What is the outstanding feature of constituting the articulation of social movements towards ALBA?
This refers to the years starting from 2006 until 2009; when the Charter of the Social Movements towards ALBA was presented for the first time at the World Social Forum in Belén do Pará. It is a process of permanent construction because we are a political transnational structure that receives funding neither from governments nor from foundations. And, therefore, we rely on the great voluntary contributions by the social movements that made it up. Within this framework, the Secretary of the Movements towards ALBA spent time in Brazil, with the support of the Landless Movement (MST), and now she has moved here, to Argentina.
So, with the difficulties of seeing popular and social movements as a continental agenda and beyond the borders of the American continent, it should be noted that there is a permanent mechanism for updating our strategic lines of action, our lines of work.
What are the fundamental axes along which ALBA works with the peoples?
There are the fundamental axes such as education, political training, communication, the battle of ideas, discussions from the grassroots and logically in social networks as well. Another very important line of action is internationalist solidarity and the issues that we left a little behind. But we are committed to promote; many of these social and popular movements that are gathered here come from practices, experiences, and work at the territorial level, including the experiences of the popular and solidarity economy. As in here, in Argentina, in Uruguay, Brazil, like the MST, which is not only a popular movement for the struggle for agrarian reform but also for its settlements, they have outstanding agro-ecologically based production.

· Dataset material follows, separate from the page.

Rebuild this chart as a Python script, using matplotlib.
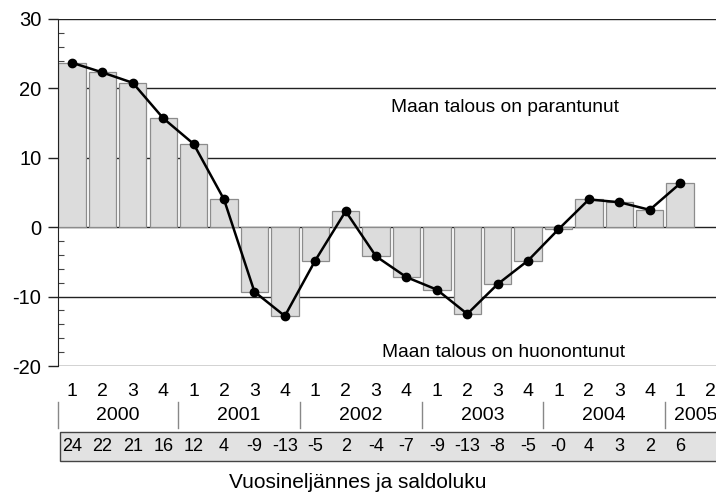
import numpy as np
import matplotlib
matplotlib.use("Agg")
import matplotlib.pyplot as plt
from matplotlib.ticker import MultipleLocator
from matplotlib.transforms import blended_transform_factory
from matplotlib.patches import Rectangle
from matplotlib.lines import Line2D

plt.rcParams['font.family'] = ['Liberation Sans', 'DejaVu Sans']
plt.rcParams['axes.unicode_minus'] = False

# quarterly balance figures 2000Q1 .. 2005Q1
quarters = ['1', '2', '3', '4'] * 5 + ['1', '2']
years = ['2000', '2001', '2002', '2003', '2004', '2005']
values = [23.7, 22.3, 20.8, 15.7, 12.0, 4.0, -9.3, -12.8, -4.8, 2.3, -4.2,
          -7.2, -9.0, -12.5, -8.2, -4.8, -0.3, 4.0, 3.6, 2.5, 6.3]
table_labels = ['24', '22', '21', '16', '12', '4', '-9', '-13', '-5', '2', '-4',
                '-7', '-9', '-13', '-8', '-5', '-0', '4', '3', '2', '6']

W, H = 716, 494
fig = plt.figure(figsize=(W / 100, H / 100), dpi=100)
ax = fig.add_axes([58 / W, 1 - 366 / H, 1 - 58 / W, (366 - 19) / H])

x = np.arange(len(values))
ax.bar(x, values, width=0.9, color='#dcdcdc', edgecolor='#8c8c8c', linewidth=0.9, zorder=2)
ax.plot(x, values, color='black', linewidth=1.8, marker='o', markersize=6, zorder=3)

ax.set_xlim(-0.46, 21.18)
ax.set_ylim(-20, 30)
ax.yaxis.set_major_locator(MultipleLocator(10))
ax.yaxis.set_minor_locator(MultipleLocator(2))
ax.tick_params(axis='y', which='major', direction='out', length=7, width=1,
               labelsize=14.5, pad=5, color='#222')
ax.tick_params(axis='y', which='minor', direction='in', length=4, width=0.8, color='#444')
ax.set_xticks([])
for s in ['top', 'right', 'bottom']:
    ax.spines[s].set_visible(False)
ax.spines['left'].set_color('#222')
ax.grid(axis='y', which='major', color='#222', linewidth=1.0, zorder=1)
ax.set_axisbelow(True)

ax.text(14.24, 17.3, 'Maan talous on parantunut', ha='center', va='center', fontsize=13.8)
ax.text(14.2, -18.1, 'Maan talous on huonontunut', ha='center', va='center', fontsize=13.8)

# category rows below the plot
tr = blended_transform_factory(ax.transData, fig.transFigure)
fy = lambda p: 1 - p / H
for i, q in enumerate(quarters):
    ax.text(i, fy(391), q, transform=tr, ha='center', va='center', fontsize=14, clip_on=False)
for k, yr in enumerate(years):
    xc = 1.5 + 4 * k if k < 5 else 20.5
    ax.text(xc, fy(415), yr, transform=tr, ha='center', va='center', fontsize=14, clip_on=False)
for xs in [-0.46, 3.5, 7.5, 11.5, 15.5, 19.5]:
    ax.add_line(Line2D([xs, xs], [fy(402), fy(428)], transform=tr, color='#888',
                       linewidth=1, clip_on=False))
ax.add_patch(Rectangle((-0.39, fy(461)), 23, (461 - 432) / H, transform=tr,
                       facecolor='#e2e2e2', edgecolor='#444', linewidth=1, clip_on=False))
for i, t in enumerate(table_labels):
    ax.text(i, fy(446), t, transform=tr, ha='center', va='center', fontsize=13, clip_on=False)

fig.text(0.5, fy(482), 'Vuosineljännes ja saldoluku', ha='center', va='center', fontsize=15)

fig.savefig('out.png', dpi=100)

ALBA is a process in itself
Therefore, this transnationalization of popular and solidarity economy, which must play with the logic of the international market, but is also driven by the logic of cooperation and solidarity, must be promoted. For all these, ALBA is more than a congress of established organisations, it is always a process of institutionalisation, construction, renovation… And, in this sense, its lines of action are also being renewed, because we are very attentive to social, political, economic realities etc. that crosses the American continent and the world.
What is the role of social movements in the current regional and global context?
We know what happened after this map and political territory created by progressive governments, frankly, there was a strong attack from the right, from US imperialism, and we suffered major setbacks. In this sense, movements act between resistance, hopes and alternatives. Now there is a political scenario that could be different in Latin America right now: the victory of MORENA and López Obrador in Mexico; the victory of Xiomara Castro in Honduras; despite all the limitations these governments might have, Gustavo Petro’s probability of winning in Colombia and Lula’s return to Brazil.
So, the sustainability of all these political processes will therefore depend on mobilisation, on what the social movements can promote, and whether or not today’s (and future’s) progressive governments promote it. Therein lies the vital importance of social movements throughout Latin America and the Caribbean.